Mumbai’s leading eye doctor treats pellet gun victims in Kashmir
Dr Sundaram Natarajan, a leading Mumbai-based ophthalmologist who was awarded the Padma Shri in 2013, alone conducted 40 retinal surgeries on Kashmir’s pellet victims in three days.Updated: Jul 30, 2016, 20:23 IST
Dr Sundaram Natarajan, a leading Mumbai-based ophthalmologist who was awarded the Padma Shri in 2013, alone conducted 40 retinal surgeries on Kashmir’s pellet victims in three days.
Dr Natarajan and his team of four doctors were brought to Kashmir amidst the ongoing turmoil on July 26 by the Pune-based non-government organisation Borderless World Foundation (BWF). Since its arrival in Srinagar, the team had conducted more than 69 surgeries at the SMHS hospital till Saturday afternoon.

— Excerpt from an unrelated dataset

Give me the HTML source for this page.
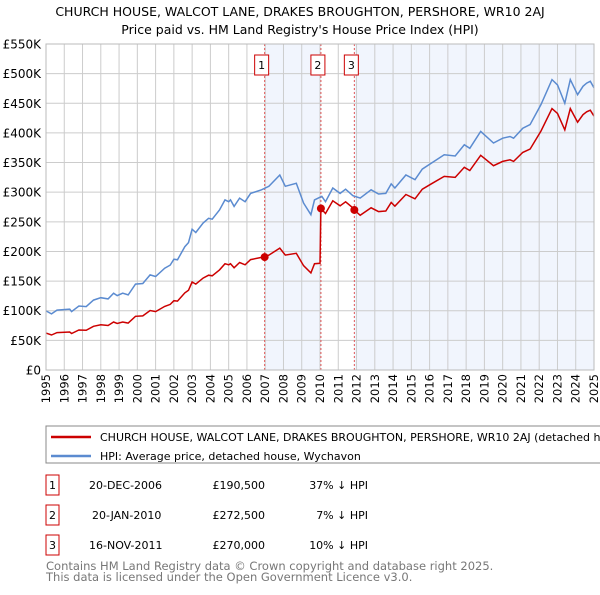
<!DOCTYPE html>
<html><head><meta charset="utf-8"><style>
body{margin:0;background:#fff;font-family:"Liberation Sans","DejaVu Sans",sans-serif;}
svg text{font-family:"DejaVu Sans","Liberation Sans",sans-serif;}
</style></head><body>
<svg id="c" width="600" height="590" xmlns="http://www.w3.org/2000/svg">
<text x="300" y="16" text-anchor="middle" font-size="12.5" fill="#000">CHURCH HOUSE, WALCOT LANE, DRAKES BROUGHTON, PERSHORE, WR10 2AJ</text>
<text x="300" y="34" text-anchor="middle" font-size="12.5" fill="#000">Price paid vs. HM Land Registry's House Price Index (HPI)</text>
<g id="plot"></g>
<g>
<rect x="46" y="426" width="560" height="37" fill="#fff" stroke="#888"/>
<line x1="51" y1="437" x2="91" y2="437" stroke="#cc0000" stroke-width="2.5"/>
<text x="100" y="441" font-size="11">CHURCH HOUSE, WALCOT LANE, DRAKES BROUGHTON, PERSHORE, WR10 2AJ (detached house)</text>
<line x1="51" y1="456" x2="91" y2="456" stroke="#5b8bd0" stroke-width="2.5"/>
<text x="100" y="460" font-size="11">HPI: Average price, detached house, Wychavon</text>
</g>
<g id="tbl" font-size="11"></g>
<text x="46" y="570" font-size="11.5" fill="#777">Contains HM Land Registry data © Crown copyright and database right 2025.</text>
<text x="46" y="581" font-size="11.5" fill="#777">This data is licensed under the Open Government Licence v3.0.</text>
</svg>
<script>
const hpiYears=[1995.0,1995.3,1995.6,1996.3,1996.4,1996.8,1997.2,1997.6,1998.0,1998.4,1998.7,1998.9,1999.2,1999.5,1999.9,2000.3,2000.7,2001.0,2001.5,2001.8,2002.0,2002.2,2002.6,2002.8,2003.0,2003.2,2003.6,2003.9,2004.1,2004.5,2004.8,2005.0,2005.1,2005.3,2005.6,2005.9,2006.2,2006.8,2007.2,2007.8,2008.1,2008.7,2009.1,2009.5,2009.7,2010.1,2010.3,2010.7,2011.1,2011.4,2011.8,2012.2,2012.8,2013.2,2013.6,2013.9,2014.1,2014.7,2015.2,2015.6,2016.1,2016.8,2017.4,2017.9,2018.2,2018.8,2019.5,2020.0,2020.4,2020.6,2021.1,2021.5,2022.1,2022.7,2023.0,2023.4,2023.7,2024.1,2024.4,2024.6,2024.8,2025.0];
const hpiValues=[99.7,94.6,101,102.5,98.5,108,107,118,122,120,129.5,125.6,129.5,126.7,145,146,160.5,157.7,171.7,177,187,186,208,215,237.6,232,248,256,254.5,270,287,284,287,276,290,284,298,304,310,329,310,315,281.5,262,287,293,284,307,298,305,294,290,304,297,298,314,307,329,321,339,349,363,361,380,374,402.6,383,391,394,391,408,414,448,490,481,450,490,464.5,478.6,484,487,476];
const priceYears=[1995.0,1995.3,1995.6,1996.3,1996.4,1996.8,1997.2,1997.6,1998.0,1998.4,1998.7,1998.9,1999.2,1999.5,1999.9,2000.3,2000.7,2001.0,2001.5,2001.8,2002.0,2002.2,2002.6,2002.8,2003.0,2003.2,2003.6,2003.9,2004.1,2004.5,2004.8,2005.0,2005.1,2005.3,2005.6,2005.9,2006.2,2006.8,2006.97,2007.2,2007.8,2008.1,2008.7,2009.1,2009.5,2009.7,2010.0,2010.05,2010.3,2010.7,2011.1,2011.4,2011.8,2011.88,2012.2,2012.8,2013.2,2013.6,2013.9,2014.1,2014.7,2015.2,2015.6,2016.1,2016.8,2017.4,2017.9,2018.2,2018.8,2019.5,2020.0,2020.4,2020.6,2021.1,2021.5,2022.1,2022.7,2023.0,2023.4,2023.7,2024.1,2024.4,2024.6,2024.8,2025.0];
const priceValues=[62.3,59.1,63.1,64.1,61.6,67.5,66.9,73.8,76.3,75,80.9,78.5,80.9,79.2,90.6,91.3,100.3,98.6,107.3,110.6,116.9,116.3,130,134.4,148.5,145,155,160,159,168.8,179.4,177.5,179.4,172.5,181.3,177.5,186.3,190,190.5,193.8,205.6,193.8,196.9,176,163.8,179.4,180,272.5,264,285.5,277,283.7,273.4,270,261,273.6,267.3,268.2,282.6,276.3,296.1,288.9,305.1,314.1,326.7,324.9,342,336.6,362.3,344.7,351.9,354.6,351.9,367.2,372.6,403.2,441,432.9,405,441,418,430.7,435.6,438.3,428.4];
const saleLabels=["1","2","3"];
const saleYears=[2006.97,2010.05,2011.88];
const saleValues=[190.5,272.5,270];
const saleDates=["20-DEC-2006","20-JAN-2010","16-NOV-2011"];
const salePrices=["£190,500","£272,500","£270,000"];
const saleDiffs=["37% ↓ HPI","7% ↓ HPI","10% ↓ HPI"];
const yTicks=[0,50,100,150,200,250,300,350,400,450,500,550];
const yTickLabels=["£0","£50K","£100K","£150K","£200K","£250K","£300K","£350K","£400K","£450K","£500K","£550K"];
const xTicks=[1995,1996,1997,1998,1999,2000,2001,2002,2003,2004,2005,2006,2007,2008,2009,2010,2011,2012,2013,2014,2015,2016,2017,2018,2019,2020,2021,2022,2023,2024,2025];

const NS="http://www.w3.org/2000/svg";
const L=46,R=594,T=44,B=370;
const xs=y=>L+(y-1995)/30*(R-L);
const ys=v=>B-v/550*(B-T);
const g=document.getElementById('plot');
function mk(tag,attrs,parent){const e=document.createElementNS(NS,tag);for(const k in attrs)e.setAttribute(k,attrs[k]);(parent||g).appendChild(e);return e;}
let r=mk('rect',{x:L,y:T,width:R-L,height:B-T,fill:'#fff'});


let s1=mk('rect',{x:xs(saleYears[0]),y:T,width:xs(saleYears[1])-xs(saleYears[0]),height:B-T,fill:'#eef3fc',opacity:0.8});


let s2=mk('rect',{x:xs(saleYears[2]),y:T,width:R-xs(saleYears[2]),height:B-T,fill:'#eef3fc',opacity:0.8});


xTicks.forEach(t=>{
 let l=mk('line',{x1:xs(t),x2:xs(t),y1:T,y2:B,stroke:'#ccc','stroke-width':1});
 
 
 let tx=mk('text',{x:0,y:0,'font-size':11.5,'text-anchor':'end',transform:`translate(${xs(t)+4},${B+4}) rotate(-90)`});
 tx.textContent=t;
 
 
});
yTicks.forEach((t,i)=>{
 let l=mk('line',{x1:L,x2:R,y1:ys(t),y2:ys(t),stroke:'#ccc','stroke-width':1});
 
 
 let tx=mk('text',{x:L-5,y:ys(t)+4.5,'font-size':12,'text-anchor':'end'});
 tx.textContent=yTickLabels[i];
 
 
});
saleYears.forEach((y,i)=>{
 let l=mk('line',{x1:xs(y),x2:xs(y),y1:T,y2:B,stroke:'#e05555','stroke-width':1,'stroke-dasharray':'2,2'});
 
 
 let b=mk('rect',{x:xs(y)-10,y:55,width:14,height:20,fill:'#fff',stroke:'#cc0000'});
 
 
 let tx=mk('text',{x:xs(y)-3,y:69,'font-size':11,'text-anchor':'middle'});
 tx.textContent=saleLabels[i];
 
 
});
const pts=(xa,va)=>xa.map((y,i)=>xs(y).toFixed(1)+','+ys(va[i]).toFixed(1)).join(' ');
let hl=mk('polyline',{points:pts(hpiYears,hpiValues),fill:'none',stroke:'#5b8bd0','stroke-width':1.5});


let pl=mk('polyline',{points:pts(priceYears,priceValues),fill:'none',stroke:'#cc0000','stroke-width':1.5});


saleYears.forEach((y,i)=>{
 let c=mk('circle',{cx:xs(y),cy:ys(saleValues[i]),r:4,fill:'#cc0000'});
 
 
});
mk('rect',{x:L,y:T,width:R-L,height:B-T,fill:'none',stroke:'#bbb'});
const tb=document.getElementById('tbl');
saleLabels.forEach((lab,i)=>{
 const y=475+i*30;
 let b=mk('rect',{x:46,y:y,width:13,height:20,fill:'#fff',stroke:'#cc0000'},tb);
 
 
 const cells=[[52.5,lab,'middle'],[i==1?92:89,saleDates[i],'start'],[265,salePrices[i],'end'],[368,saleDiffs[i],'end']];
 cells.forEach(c=>{
  let t=mk('text',{x:c[0],y:y+14,'text-anchor':c[2]},tb);
  t.textContent=c[1];
  
  
 });
});
</script>
</body></html>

All the surgeries were done free of cost, the BWF and doctors at SMHS said.
The lead doctor operated on 40 patients himself and led procedures on six others over the hectic three days.
Three members of the team, including Dr Natarajan, left Srinagar on Saturday, while the remaining two doctors are still working at the SMHS.
Speaking to Hindustan Times, Dr Natarajan explained how complicated and multidimensional the pellet injuries were. He said, “The centre of the eye is the sensitive zone. Patients with a damaged central part might not get their normal vision back but they will get side vision.”
“But patients whose macula (central part of retina) and optic nerve are intact and lens and cornea are clear will get back their normal vision,” added the doctor, who is chairman-cum-managing director of the Aditya Jyot Eye Hospital in Mumbai.
Dr Natarajan added that he and his team would return to the Valley to follow up on the patients, serious retinal surgery cases required a follow-up after six weeks.
Use of pellet guns by security forces in Kashmir has become a cause for concern for activists. In the ongoing unrest, more than 600 people have been injured by pellets, and 185 people suffered eye injuries with 20 sustaining damage in both eyes, according to the latest government data.
When a pellet cartridge bursts, hundreds of tiny metallic particles jet out and penetrate skin and eyes, rupturing them before getting lodged. Dr Natarajan described the resulting injuries as a “quite serious problem”.
Dr Tariq Qureshi, head of the department of ophthalmology, Government Medical College (GMC) Srinagar, said, “Dr Natarajan’s expertise in this field is unparalleled. And his visit and work has been very fruitful in these times of crisis.”
He added that when patients go to Chandigarh or Amritsar with pellet injuries, they are charged lakhs of rupees, which was why Dr Natarajan’s visit and the free surgeries have been so useful for the patients.
Haris Abrar Kashmiri, a senior program officer of the BWF in Kashmir, said after seeing the plight of pellet victims that the organisation had thought of getting the patients flown out of Kashmir for better treatment but encountered logistical problems.
“We spoke at length with senior doctors at SMHS and BWF’s officials. It was decided that we approach Dr Natarajan since he is an expert in this field. Two minutes into our conversation with the doctor, he had agreed,” Kashmiri said.